Hurrah! Head Tax victory
It was budget day, and the Minister of Finance was in the House of Commons wearing shiny new shoes and bringing down what he was calling a good news formula. Amid the hoopla, the Minister of Citizenship and Immigration released some very good news of her own, though so quietly you may not have heard it even yet.
On February 28, Minister Elinor Caplan announced the lifting of the contentious Right of Landing Fee of $975 for refugees as of that very day. It was not a day too soon for those who had unrelentingly denounced the fee as a Head Tax, since it had been introduced five years earlier as a deficit-fighting measure.
The minister called it a “good first step.” Those who had worked so hard to see the fee lifted were caught in a mix of emotions: elation tempered by weariness and a need for prudence. As good a piece of news as this announcement is, the fee remains in place for immigrants. So the campaign to have the fee lifted completely will continue.
NEW MINISTER, NEW WIND
A new wind had rejuvenated the campaign to rescind the landing fee after Caplan was named minister last summer. Members of the coalitions that make up the Getting Landed Project (housed at CPJ) talked to her, held news conferences, got stories printed, did radio interviews on stations across the country. In short, they did all they could to raise the issue among the public and among Liberal MPs, who could push the issue with Caplan.
Petitions were signed, copious letters written, leaders of many faiths spoke publicly, and testimonies were given by refugees and immigrants for whom the landing fee had been a real hardship - and by those paying back government loans, for whom it still is a burden (see Gada’s story).
For Getting Landed Project coordinator Ahmed Hashi, the rescinding of the landing fee for refugees was “some of the best news we’ve had from the Ministry of Immigration for a long time.
“The reasons to lift it were well known,” he adds. “It was not necessary, a financial burden on the backs of the poorest. It was unfair.”
The decision “creates a very good working relationship,” with Caplan. “The minister is accessible and invites input from agencies and organizations involved with refugees and immigrants. She listens carefully and makes her own decisions.”

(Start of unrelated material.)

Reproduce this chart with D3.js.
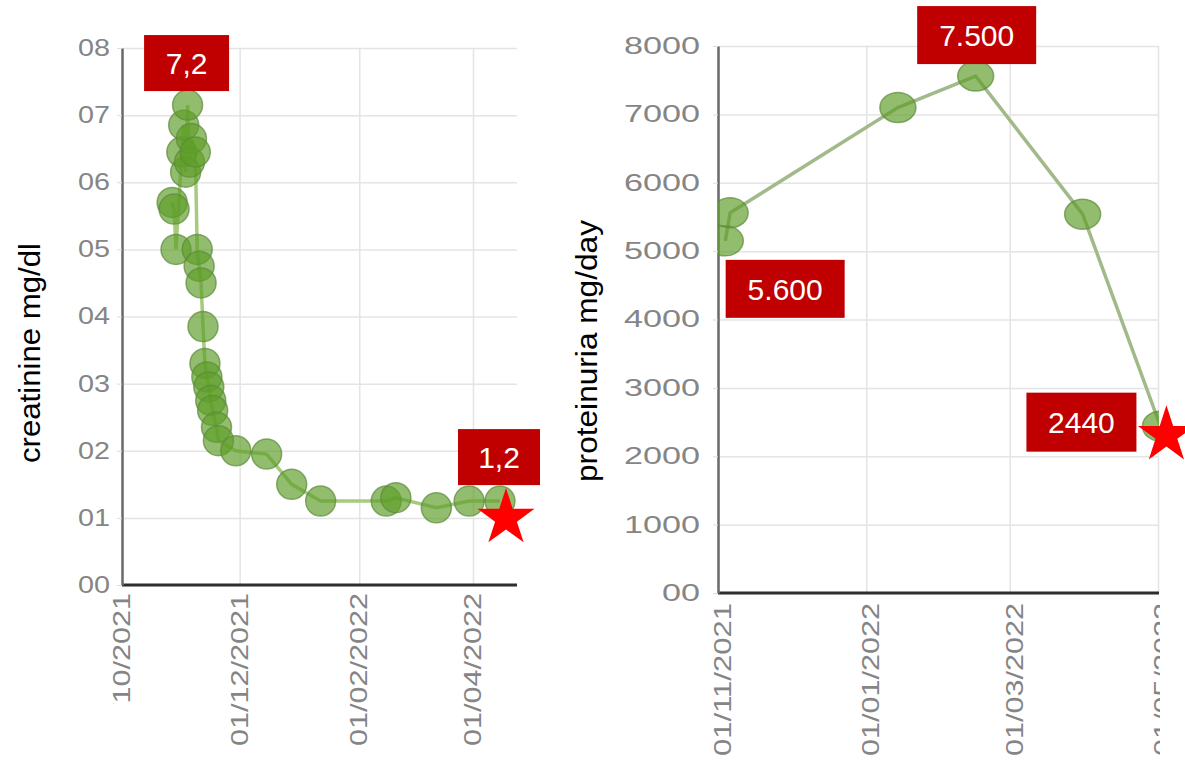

Which is all to the good because there are many issues affecting refugees on the burner.
SECURITY CONCERNS
High among them is the question of security clearances for those seeking permanent residency status. While recent news has been full of stories of people smuggling, fake documentation and governments cracking down, the flip story of the prolonged limbo periods and deep mistrust of legitimate refugees is not being told.
By early April a report by former Ontario premier Bob Rae on two such cases was expected “any day now,” and plans put in place to highlight the report in a news conference and other media coverage.
An emerging but related issue is that of enforced DNA testing before sponsorships are approved. Sponsorship of refugees in Canada goes back to the 1970s and the Vietnamese “boat people.” Now, much sponsorship is done by family members.
To prove a relationship, the appropriate paperwork must be produced, such as a marriage or birth certificate. The problem is, Ahmed Hashi explains, Immigration officials in some foreign postings (Kenya being the most notable) reject many documents brought to them and demand DNA tests by the sponsor in Canada and the sponsoree abroad. The blood samples must be sent to the same lab in Canada, prolonging reunion and incurring significant costs (to the tune of $900 and up). Hashi doesn’t dispute the necessity of close scrutiny, but objects to “legitimate documents being dismissed.”
In Ontario, a recent provincial government decision to charge $925 for the adoption of a child from a foreign country has been denounced with much the same language as the landing fee, and also branded a Head Tax.
With the federal Head Tax lifted for one group, it is disheartening to see another such tax emerge. And it serves as a reminder to celebrate victories when they come, if only to keep our spirits alive for the next round.
the Catalyst, Volume 23, #3, April 2000
Louise Slobodian is former CPJ Communications Coordinator.